Черновики А. С. Пушкина – этого Моцарта по легкости дыхания и стремительности написания – другой пример писателя незаменимых слов. Кстати, заметим, что слово «жид» для Пушкина, не говоря уже о М. Ю. Лермонтове, означало совсем не тот смысл, который вкладывают в это оскорбительное для семитов слово тот же Ф. М. Достоевский, а иногда, увы, и М. А. Булгаков, весьма нами почитаемый за главные и лучшие его сочинения. И для Шекспира слова «жид», «жидовка» были не оскорблением нации, а употреблялись им в то время, когда и сам Шейлок называет свой кафтан жидовским, а себя жидом…
Милейший дядя Том из сентиментальной книги нашего детства «Хижина дяди Тома» был негром, а не афроамериканцем, как теперь говорим из политкорректности.
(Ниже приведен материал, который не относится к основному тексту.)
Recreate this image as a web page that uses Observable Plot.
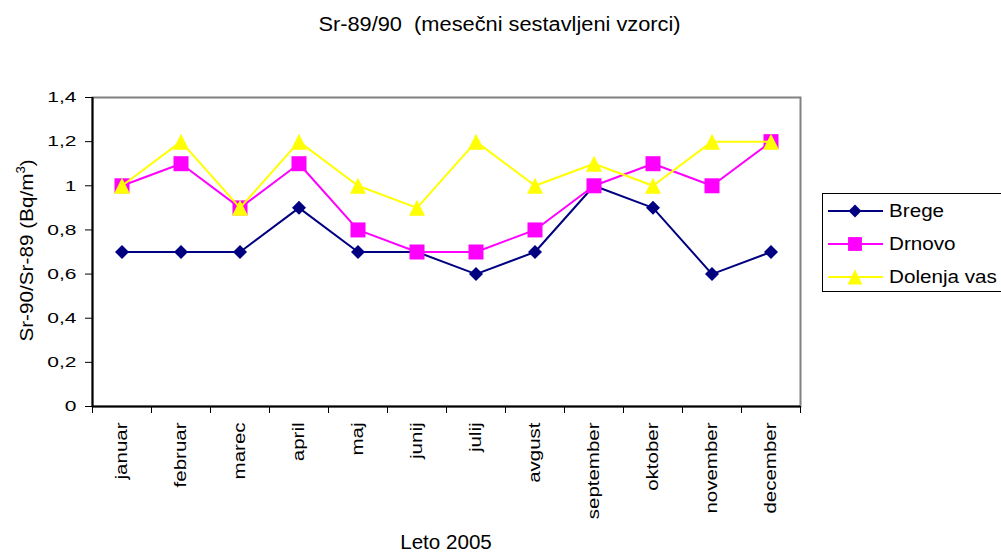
<!DOCTYPE html>
<html><head><meta charset="utf-8">
<script src="https://cdn.jsdelivr.net/npm/d3@7"></script>
<script src="https://cdn.jsdelivr.net/npm/@observablehq/plot@0.6"></script>
<style>
html,body{margin:0;padding:0;background:#fff;}
#wrap{position:relative;width:1001px;height:553px;overflow:hidden;font-family:"Liberation Sans",Arial,sans-serif;}
#wrap svg{position:absolute;left:0;top:0;}
.t-title{white-space:pre;}
</style></head>
<body><div id="wrap"></div>
<script>
// ---- data ----
const months = ["januar","februar","marec","april","maj","junij","julij","avgust","september","oktober","november","december"];
const brege   = [0.7,0.7,0.7,0.9,0.7,0.7,0.6,0.7,1.0,0.9,0.6,0.7];
const drnovo  = [1.0,1.1,0.9,1.1,0.8,0.7,0.7,0.8,1.0,1.1,1.0,1.2];
const dolenja = [1.0,1.2,0.9,1.2,1.0,0.9,1.2,1.0,1.1,1.0,1.2,1.2];
const seriesNames  = ["Brege","Drnovo","Dolenja vas"];
const seriesColors = ["#000080","#FF00FF","#FFFF00"];
const yTicks = [0,0.2,0.4,0.6,0.8,1.0,1.2,1.4];
const titleText = "Sr-89/90  (mesečni sestavljeni vzorci)";
const xTitleText = "Leto 2005";
const yTitleParts = ["Sr-90/Sr-89 (Bq/m","3",")"];

// ---- symbols ----
const symDiamond = {draw(c,size){const r=Math.sqrt(size/Math.PI);c.moveTo(0,-r);c.lineTo(r,0);c.lineTo(0,r);c.lineTo(-r,0);c.closePath();}};
const symSquare  = {draw(c,size){const r=Math.sqrt(size/Math.PI);c.moveTo(-r,-r);c.lineTo(r,-r);c.lineTo(r,r);c.lineTo(-r,r);c.closePath();}};
const symTri     = {draw(c,size){const r=Math.sqrt(size/Math.PI);c.moveTo(0,-r);c.lineTo(r,r);c.lineTo(-r,r);c.closePath();}};
const symbols = [symDiamond, symSquare, symTri];
const symR = [7, 7.5, 8];

const seriesValues = [brege, drnovo, dolenja];
const rows = [];
seriesValues.forEach((vals, s) => vals.forEach((v, i) => rows.push({s, i, x: i + 0.5, y: v})));

const fmt = d => String(d).replace(".", ",");

const marks = [
  Plot.frame({stroke:"#808080", strokeWidth:2}),
  Plot.ruleX([0], {stroke:"#000", strokeWidth:2}),
  Plot.ruleY([0], {stroke:"#000", strokeWidth:2}),
  Plot.axisY(yTicks, {tickSize:7, tickPadding:9, tickFormat: fmt, fontSize:15, label:null, stroke:"#000", ariaLabel:"yax"}),
  Plot.axisX(d3.range(13), {tickSize:7, tickFormat: () => "", label:null, stroke:"#000"}),
  Plot.axisX(months.map((m,i)=>i+0.5), {tickSize:0, tickPadding:16, tickRotate:-90, tickFormat: d => months[Math.round(d-0.5)], fontSize:16, label:null})
];
seriesValues.forEach((vals, s) => {
  const data = rows.filter(r => r.s === s);
  marks.push(Plot.line(data, {x:"x", y:"y", stroke: seriesColors[s], strokeWidth:2}));
  marks.push(Plot.dot(data, {x:"x", y:"y", symbol: symbols[s], r: symR[s], fill: seriesColors[s], stroke:"none"}));
});

const chart = Plot.plot({
  width:1001, height:553,
  marginLeft:92, marginRight:201, marginTop:97, marginBottom:147,
  x:{type:"linear", domain:[0,12], axis:null},
  y:{domain:[0,1.4], axis:null},
  style:{fontFamily:'"Liberation Sans", Arial, sans-serif', color:"#000", background:"transparent", overflow:"visible"},
  marks
});
const wrap = document.getElementById("wrap");
wrap.appendChild(chart);

// tag tick labels
const yLabelTexts = [], mLabelTexts = [];
chart.querySelectorAll("text").forEach(t => {
  const s = t.textContent;
  if (months.includes(s)) { t.setAttribute("font-size", 16); t.style.fontSize = "16px"; mLabelTexts.push(t); }
  else if (yTicks.map(fmt).includes(s)) { t.setAttribute("font-size", 15); t.style.fontSize = "15px"; yLabelTexts.push(t); }
});

// ---- overlay: titles + legend ----
const ov = d3.select(wrap).append("svg").attr("width",1001).attr("height",553)
  .style("font-family",'"Liberation Sans", Arial, sans-serif');
ov.append("text").attr("class","t-title").attr("x",499.5).attr("y",31).attr("text-anchor","middle")
  .attr("font-size",20).attr("xml:space","preserve").text(titleText);
ov.append("text").attr("class","t-x").attr("x",446).attr("y",549).attr("text-anchor","middle")
  .attr("font-size",20).text(xTitleText);
const yl = ov.append("text").attr("class","t-y").attr("transform","translate(33,250.5) rotate(-90)")
  .attr("text-anchor","middle").attr("font-size",19);
yl.append("tspan").text(yTitleParts[0]);
yl.append("tspan").attr("font-size",12).attr("dy",-8).text(yTitleParts[1]);
yl.append("tspan").attr("dy",8).text(yTitleParts[2]);

const lg = ov.append("g");
lg.append("rect").attr("x",822.5).attr("y",193.5).attr("width",200).attr("height",98)
  .attr("fill","#fff").attr("stroke","#000").attr("stroke-width",1);
seriesNames.forEach((name, s) => {
  const cy = 211 + s*33;
  lg.append("line").attr("x1",828).attr("x2",883).attr("y1",cy).attr("y2",cy)
    .attr("stroke",seriesColors[s]).attr("stroke-width",2);
  const p = d3.path(); symbols[s].draw(p, Math.PI*symR[s]*symR[s]*0.85);
  lg.append("path").attr("d",p.toString()).attr("transform",`translate(855,${cy})`).attr("fill",seriesColors[s]);
  lg.append("text").attr("class","t-leg").attr("x",889).attr("y",cy+6.3).attr("font-size",17.5).text(name);
});

// ---- widen glyphs like the reference ----
function widenEls(els, f){
  els.forEach(el => {
    const len = el.getComputedTextLength();
    if (len > 0) { el.setAttribute("textLength", (len*f).toFixed(2)); el.setAttribute("lengthAdjust","spacingAndGlyphs"); }
  });
}
const q = s => Array.from(document.querySelectorAll(s));
widenEls(yLabelTexts, 1.4);
widenEls(mLabelTexts, 1.28);
widenEls(q(".t-title"), 1.09);
widenEls(q(".t-x"), 1.03);
widenEls(q(".t-y"), 1.09);
widenEls(q(".t-leg"), 1.18);
</script>
</body></html>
Уже Толстой, как мы заметили, употреблял слово «еврей»…
Итак, в чем антисемитизм Шекспира? И есть ли он в том же «Купце»? Отнюдь! Вдумаемся. Антисемитизм есть в его персонаже, в антагонисте Шейлока купце Антонио. Да и это весьма спорно. Антонио ненавидит и оскорбляет Шейлока скорее как ростовщика, дающего в рост золото. Как честный негоциант он, лишь доведенный до крайней нужды, нарушает правило и готов заплатить Шейлоку проценты и неустойку. Это Шейлок, исторически обремененный опытом Крестовых походов, насилия и надругательства над его ветхозаветной верой, признаваемой христианской церковью, но лишь формально, официально, как мы бы теперь выразились, признаваемой, но по существу гонимой и ненавидимой юдофобами, – предполагает в оппоненте Антонио закоренелого юдофоба. У него есть к тому основания. Шекспир объективен, у него в пьесе все скрупулезно взвешено: «Да что там! – говорит Шейлок в знаменитом монологе. – Он поносил мой народ!» К этой сцене мы еще обратимся.
Но забегая вперед, поговорим о дочери Шейлока – прекрасной жидовке Джессике, в которую влюблен молодой христианин Грациано, обративший влюбленную девушку в свою веру. Но Джессика, ненавидящая непонятно за что обожающего ее отца, пошла дальше, украв для своего возлюбленного деньги отца, но мало того, похитив бирюзовое кольцо, подаренное молодому Шейлоку его теперь покойной и когда-то обожаемой женой Лией. И вот эта красавица иудейка, дочь чадолюбивого Шейлока, ничтоже сумняшеся, наносит удар отцу, предпочитая ему своего любовника – христианина.